A newsletter for potential clients should demonstrate expertise and build confidence. A newsletter for other freelancers can be more collaborative and less salesy.
The clearest newsletters have a single, obvious purpose. "Weekly insights on freelance pricing" is clear.
"Whatever's on my mind about business and life" is not. Clarity helps people decide if they want to subscribe and keeps you focused on what to write about.
Choose a Cadence You Can Actually Maintain
Weekly newsletters sound ambitious. Most freelancers sending weekly newsletters eventually burn out and go silent. Monthly or bi-weekly is more realistic if you're freelancing full-time and getting paid work done.
Start with whatever cadence you think you can handle, then cut it in half. If you think you can do weekly, commit to bi-weekly.
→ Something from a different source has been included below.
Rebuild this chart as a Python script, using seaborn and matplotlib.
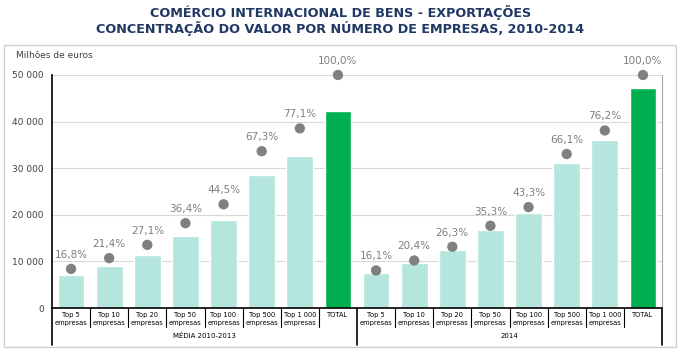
import numpy as np
import pandas as pd
import matplotlib
matplotlib.use("Agg")
import matplotlib.pyplot as plt
import matplotlib.transforms as mtransforms
from matplotlib.patches import Rectangle
import seaborn as sns

# dados (milhões de euros)
categorias = ["Top 5\nempresas", "Top 10\nempresas", "Top 20\nempresas", "Top 50\nempresas",
              "Top 100\nempresas", "Top 500\nempresas", "Top 1 000\nempresas", "TOTAL"]
grupos = ["MÉDIA 2010-2013", "2014"]
valores_media = [7100, 9050, 11450, 15400, 18800, 28450, 32600, 42300]
valores_2014 = [7600, 9600, 12400, 16650, 20400, 31200, 35950, 47200]
pct_media = [16.8, 21.4, 27.1, 36.4, 44.5, 67.3, 77.1, 100.0]
pct_2014 = [16.1, 20.4, 26.3, 35.3, 43.3, 66.1, 76.2, 100.0]

cor_top = "#b4e6dd"
cor_total = "#00b050"
cor_ponto = "#808080"

rows = []
for g, vals, pcts in [(grupos[0], valores_media, pct_media), (grupos[1], valores_2014, pct_2014)]:
    for c, v, p in zip(categorias, vals, pcts):
        rows.append({"grupo": g, "cat": c, "id": g + "|" + c, "valor": v, "pct": p})
df = pd.DataFrame(rows)
df["tipo"] = np.where(df["cat"] == "TOTAL", "total", "top")

sns.set_style("white")
plt.rcParams["font.family"] = ["DejaVu Sans"]

fig = plt.figure(figsize=(6.81, 3.57), dpi=100)
ax = fig.add_axes([52 / 681, 1 - 308 / 357, 610 / 681, 233 / 357])

sns.barplot(data=df, x="id", y="valor", hue="tipo", palette={"top": cor_top, "total": cor_total},
            dodge=False, width=0.7, saturation=1, legend=False, ax=ax, order=df["id"].tolist())
ax.set_ylim(0, 50000)
ax.set_xlim(-0.5, len(df) - 0.5)
ax.set_yticks(np.arange(0, 50001, 10000))
ax.set_yticklabels([f"{int(v):,}".replace(",", " ") for v in ax.get_yticks()], fontsize=6.5, color="#404040")
ax.yaxis.grid(True, color="#d9d9d9", linewidth=0.8)
ax.set_axisbelow(True)
ax.set_xlabel("")
ax.set_ylabel("")
ax.set_xticks([])
ax.spines["top"].set_visible(False)
ax.spines["right"].set_color("#a6a6a6")
ax.spines["left"].set_color("black")
ax.spines["left"].set_linewidth(1.2)
ax.spines["bottom"].set_color("black")
ax.spines["bottom"].set_linewidth(1.2)
ax.tick_params(axis="y", length=0, pad=6)

# pontos de percentagem num eixo secundário (0-100%)
ax2 = ax.twinx()
sns.scatterplot(x=np.arange(len(df)), y=df["pct"], color=cor_ponto, s=55, edgecolor="none", ax=ax2, clip_on=False, zorder=5)
ax2.set_ylim(0, 100)
ax2.set_xlim(-0.5, len(df) - 0.5)
ax2.axis("off")
for i, p in enumerate(df["pct"]):
    ax2.annotate(f"{p:.1f}%".replace(".", ","), (i, p), xytext=(0, 6.5), textcoords="offset points",
                 ha="center", va="bottom", fontsize=7.5, color="#7f7f7f", annotation_clip=False)

# eixo de categorias em dois níveis
trans = mtransforms.blended_transform_factory(ax.transData, ax.transAxes)
h = ax.get_position().height * 357
def ay(px):
    return -px / h
for i, c in enumerate(df["cat"]):
    ax.text(i, ay(4), c, transform=trans, ha="center", va="top", fontsize=4.8, color="black", linespacing=1.3)
for b in np.arange(-0.5, len(df), 1.0):
    grupo_lim = b in (-0.5, 7.5, 15.5)
    ax.plot([b, b], [0, ay(37 if grupo_lim else 19)], transform=trans, color="black",
            linewidth=1.2 if grupo_lim else 0.8, clip_on=False)
for k, g in enumerate(grupos):
    ax.text(k * 8 + 3.5, ay(28), g, transform=trans, ha="center", va="center", fontsize=5, color="black")

ax.text(-36 / 610, 1 + 20 / h, "Milhões de euros", transform=ax.transAxes, fontsize=6.5, color="#404040", va="center")

fig.text(0.5, 1 - 12 / 357, "COMÉRCIO INTERNACIONAL DE BENS - EXPORTAÇÕES", ha="center", va="center",
         fontsize=9.2, fontweight="bold", color="#1f3864")
fig.text(0.5, 1 - 28 / 357, "CONCENTRAÇÃO DO VALOR POR NÚMERO DE EMPRESAS, 2010-2014", ha="center", va="center",
         fontsize=9.2, fontweight="bold", color="#1f3864")

fig.patches.append(Rectangle((4 / 681, 1 - 347 / 357), 672 / 681, 302 / 357, transform=fig.transFigure,
                             fill=False, edgecolor="#d0d0d0", linewidth=1))

fig.savefig("out.png", dpi=100)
If you think bi-weekly, commit to monthly. You can always increase frequency later, but inconsistent newsletters damage your credibility.
Pick a specific day and time. "Newsletters go out every second Friday at 9 AM." Your subscribers get into a rhythm. They know when to expect you.
Consistency matters more than frequency. Bi-weekly on a schedule beats sporadic weekly emails.
Write Content That Holds Attention
Your newsletter should give subscribers something useful or interesting right away. Don't bury your value in a product pitch at the bottom.
Share actual knowledge from your work. You've solved problems for clients. You've learned hard lessons.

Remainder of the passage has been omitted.